December 10, 2008
One of the more interesting media analysis blogs is Reflections of a Newsosaur. Blogger Alan Mutter focuses on the struggles of the newspaper industry, but one of his recent postings on newspaper company debt elicited a fascinating comment from Doug Poretz of Qorvis Communications:
“We are not far off from seeing the same type of story on the other side of the communications business: the large multinational publicly owned conglomerates of advertising/pr/interactive/etc. agencies. Even in good times, they have way too many layers of overhead and, in many cases, debt. They have an out-dated business model based on selling the commodity of time when clients do not care how busy the agencies are, just how much value they provide.

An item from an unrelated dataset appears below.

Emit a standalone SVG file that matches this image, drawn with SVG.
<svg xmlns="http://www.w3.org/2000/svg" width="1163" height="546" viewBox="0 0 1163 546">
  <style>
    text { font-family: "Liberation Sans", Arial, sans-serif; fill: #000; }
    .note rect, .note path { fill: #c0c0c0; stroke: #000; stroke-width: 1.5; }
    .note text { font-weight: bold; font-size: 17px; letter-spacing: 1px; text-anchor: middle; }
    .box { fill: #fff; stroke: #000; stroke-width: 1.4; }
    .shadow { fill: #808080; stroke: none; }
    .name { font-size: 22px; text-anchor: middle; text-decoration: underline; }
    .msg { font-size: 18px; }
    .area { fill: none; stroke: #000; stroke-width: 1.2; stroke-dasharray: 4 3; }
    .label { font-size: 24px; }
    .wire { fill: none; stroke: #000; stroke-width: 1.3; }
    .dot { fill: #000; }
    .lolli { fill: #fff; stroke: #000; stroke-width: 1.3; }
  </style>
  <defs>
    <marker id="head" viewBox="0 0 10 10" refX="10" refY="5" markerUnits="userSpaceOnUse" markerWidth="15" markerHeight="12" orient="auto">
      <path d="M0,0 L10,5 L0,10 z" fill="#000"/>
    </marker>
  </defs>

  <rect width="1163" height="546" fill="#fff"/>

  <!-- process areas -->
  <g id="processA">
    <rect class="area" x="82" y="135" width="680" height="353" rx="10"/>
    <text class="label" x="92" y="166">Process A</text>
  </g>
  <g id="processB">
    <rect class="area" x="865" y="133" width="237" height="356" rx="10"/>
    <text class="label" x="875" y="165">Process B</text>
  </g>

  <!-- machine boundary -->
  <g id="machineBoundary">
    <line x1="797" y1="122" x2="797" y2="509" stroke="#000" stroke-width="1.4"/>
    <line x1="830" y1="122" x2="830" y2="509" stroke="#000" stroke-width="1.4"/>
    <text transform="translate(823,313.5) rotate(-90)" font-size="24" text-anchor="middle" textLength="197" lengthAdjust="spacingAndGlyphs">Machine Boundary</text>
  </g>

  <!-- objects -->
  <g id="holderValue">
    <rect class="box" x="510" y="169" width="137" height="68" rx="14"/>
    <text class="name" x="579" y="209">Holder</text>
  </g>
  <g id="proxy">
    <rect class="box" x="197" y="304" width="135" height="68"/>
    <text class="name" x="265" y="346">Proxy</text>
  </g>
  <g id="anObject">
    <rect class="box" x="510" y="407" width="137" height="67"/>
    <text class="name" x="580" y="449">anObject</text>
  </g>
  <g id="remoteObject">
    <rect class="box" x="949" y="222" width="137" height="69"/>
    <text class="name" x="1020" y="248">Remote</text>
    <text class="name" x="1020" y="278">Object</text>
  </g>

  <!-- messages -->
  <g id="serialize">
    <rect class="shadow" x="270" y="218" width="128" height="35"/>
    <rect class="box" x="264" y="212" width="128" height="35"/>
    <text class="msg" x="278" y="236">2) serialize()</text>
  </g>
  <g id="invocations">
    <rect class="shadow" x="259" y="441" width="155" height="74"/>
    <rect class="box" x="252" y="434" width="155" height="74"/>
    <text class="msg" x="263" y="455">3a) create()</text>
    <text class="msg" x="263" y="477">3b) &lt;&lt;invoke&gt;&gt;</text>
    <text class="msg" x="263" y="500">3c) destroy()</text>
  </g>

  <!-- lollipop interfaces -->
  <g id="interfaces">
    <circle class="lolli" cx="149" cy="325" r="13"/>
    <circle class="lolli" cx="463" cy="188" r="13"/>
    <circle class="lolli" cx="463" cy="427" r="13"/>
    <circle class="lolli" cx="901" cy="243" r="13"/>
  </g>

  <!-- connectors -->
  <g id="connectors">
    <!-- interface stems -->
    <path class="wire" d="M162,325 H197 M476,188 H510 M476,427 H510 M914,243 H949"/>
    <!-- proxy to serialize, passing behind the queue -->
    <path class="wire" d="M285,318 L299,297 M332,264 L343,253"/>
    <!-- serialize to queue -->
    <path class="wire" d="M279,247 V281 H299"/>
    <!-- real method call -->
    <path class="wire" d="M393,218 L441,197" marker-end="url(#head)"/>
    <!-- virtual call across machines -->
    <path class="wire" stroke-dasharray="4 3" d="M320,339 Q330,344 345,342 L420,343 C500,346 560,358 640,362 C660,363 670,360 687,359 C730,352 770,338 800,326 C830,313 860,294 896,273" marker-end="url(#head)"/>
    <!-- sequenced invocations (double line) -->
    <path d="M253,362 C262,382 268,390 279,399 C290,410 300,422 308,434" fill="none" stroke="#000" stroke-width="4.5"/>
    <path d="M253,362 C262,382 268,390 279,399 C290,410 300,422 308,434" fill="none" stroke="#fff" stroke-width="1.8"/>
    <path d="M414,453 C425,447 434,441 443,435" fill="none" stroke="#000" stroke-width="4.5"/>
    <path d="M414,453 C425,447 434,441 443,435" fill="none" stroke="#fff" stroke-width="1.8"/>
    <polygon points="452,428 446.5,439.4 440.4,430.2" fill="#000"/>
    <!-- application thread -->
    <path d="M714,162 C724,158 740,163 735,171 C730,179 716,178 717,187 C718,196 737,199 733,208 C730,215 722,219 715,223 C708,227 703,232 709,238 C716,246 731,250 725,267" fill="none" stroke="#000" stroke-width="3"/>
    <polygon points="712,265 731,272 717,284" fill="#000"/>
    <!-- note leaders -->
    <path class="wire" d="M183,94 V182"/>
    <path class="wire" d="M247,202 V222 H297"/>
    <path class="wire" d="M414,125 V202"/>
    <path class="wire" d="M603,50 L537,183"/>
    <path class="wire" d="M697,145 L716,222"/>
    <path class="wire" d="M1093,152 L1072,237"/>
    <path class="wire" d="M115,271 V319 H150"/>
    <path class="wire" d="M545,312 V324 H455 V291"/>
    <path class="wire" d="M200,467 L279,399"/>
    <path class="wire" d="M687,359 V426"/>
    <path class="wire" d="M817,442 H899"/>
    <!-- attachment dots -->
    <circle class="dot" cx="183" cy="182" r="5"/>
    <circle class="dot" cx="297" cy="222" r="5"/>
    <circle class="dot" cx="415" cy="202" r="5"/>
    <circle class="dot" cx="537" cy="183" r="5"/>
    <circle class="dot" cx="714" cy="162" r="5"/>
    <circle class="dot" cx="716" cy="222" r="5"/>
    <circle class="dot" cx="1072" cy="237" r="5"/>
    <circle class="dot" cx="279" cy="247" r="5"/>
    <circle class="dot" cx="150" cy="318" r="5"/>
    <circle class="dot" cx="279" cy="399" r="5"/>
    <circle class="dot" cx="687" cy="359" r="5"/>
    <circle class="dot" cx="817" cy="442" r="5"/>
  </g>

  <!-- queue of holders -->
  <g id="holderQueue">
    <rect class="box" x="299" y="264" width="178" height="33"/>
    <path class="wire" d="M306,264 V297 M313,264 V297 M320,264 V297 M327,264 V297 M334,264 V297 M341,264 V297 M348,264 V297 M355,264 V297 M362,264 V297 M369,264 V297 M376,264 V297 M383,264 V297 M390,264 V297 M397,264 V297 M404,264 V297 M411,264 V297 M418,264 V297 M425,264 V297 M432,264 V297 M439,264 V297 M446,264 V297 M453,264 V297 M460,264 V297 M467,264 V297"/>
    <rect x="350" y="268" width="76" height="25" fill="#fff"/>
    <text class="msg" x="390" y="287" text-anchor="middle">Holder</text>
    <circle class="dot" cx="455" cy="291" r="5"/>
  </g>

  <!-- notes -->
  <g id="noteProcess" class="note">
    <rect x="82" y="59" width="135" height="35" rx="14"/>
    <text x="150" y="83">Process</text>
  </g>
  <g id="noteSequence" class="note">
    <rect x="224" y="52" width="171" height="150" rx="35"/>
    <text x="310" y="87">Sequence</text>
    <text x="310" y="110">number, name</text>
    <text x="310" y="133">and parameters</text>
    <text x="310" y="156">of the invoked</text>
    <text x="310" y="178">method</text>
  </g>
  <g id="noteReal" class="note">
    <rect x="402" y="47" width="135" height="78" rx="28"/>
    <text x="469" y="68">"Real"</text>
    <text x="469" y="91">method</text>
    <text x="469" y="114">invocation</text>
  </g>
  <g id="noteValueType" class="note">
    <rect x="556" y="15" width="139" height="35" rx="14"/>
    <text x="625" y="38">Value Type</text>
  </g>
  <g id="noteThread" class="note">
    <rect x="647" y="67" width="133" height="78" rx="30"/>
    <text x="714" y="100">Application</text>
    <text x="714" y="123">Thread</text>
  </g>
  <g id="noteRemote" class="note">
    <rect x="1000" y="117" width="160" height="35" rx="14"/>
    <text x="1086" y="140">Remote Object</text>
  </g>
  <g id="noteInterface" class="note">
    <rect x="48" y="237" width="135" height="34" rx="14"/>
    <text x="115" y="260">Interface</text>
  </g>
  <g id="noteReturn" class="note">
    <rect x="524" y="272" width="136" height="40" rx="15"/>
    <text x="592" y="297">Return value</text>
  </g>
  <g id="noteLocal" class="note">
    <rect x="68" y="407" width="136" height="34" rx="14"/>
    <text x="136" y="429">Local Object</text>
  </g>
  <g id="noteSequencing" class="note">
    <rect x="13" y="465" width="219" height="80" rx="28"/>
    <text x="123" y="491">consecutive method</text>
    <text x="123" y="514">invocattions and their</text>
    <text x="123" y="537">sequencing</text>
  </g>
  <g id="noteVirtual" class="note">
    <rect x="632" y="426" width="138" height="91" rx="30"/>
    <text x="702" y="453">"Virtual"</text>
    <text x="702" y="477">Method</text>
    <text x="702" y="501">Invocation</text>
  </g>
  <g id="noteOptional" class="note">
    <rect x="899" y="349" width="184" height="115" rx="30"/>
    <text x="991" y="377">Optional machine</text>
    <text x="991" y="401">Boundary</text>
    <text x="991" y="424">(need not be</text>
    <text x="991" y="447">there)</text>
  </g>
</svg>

“The other side of the revenue formula is commissions on media purchases and markups on production charges — both are against the interests of their clients. Furthermore, they exist in (and promulgate) silos (“practice groups”) when the revolution in communications makes truly integrated campaigns and collegiality across areas of expertise much more important, effective and efficient.
“Finally, this model now exists in a world where communications budgets are being slashed. We are just beginning to see the news of layoffs in the communications business — it will really become apparent in the first quarter of 2009.”
This is the line of reasoning our agency founder, Jorg Pierach, has been pursuing for several yeas now. Thoughts, anyone?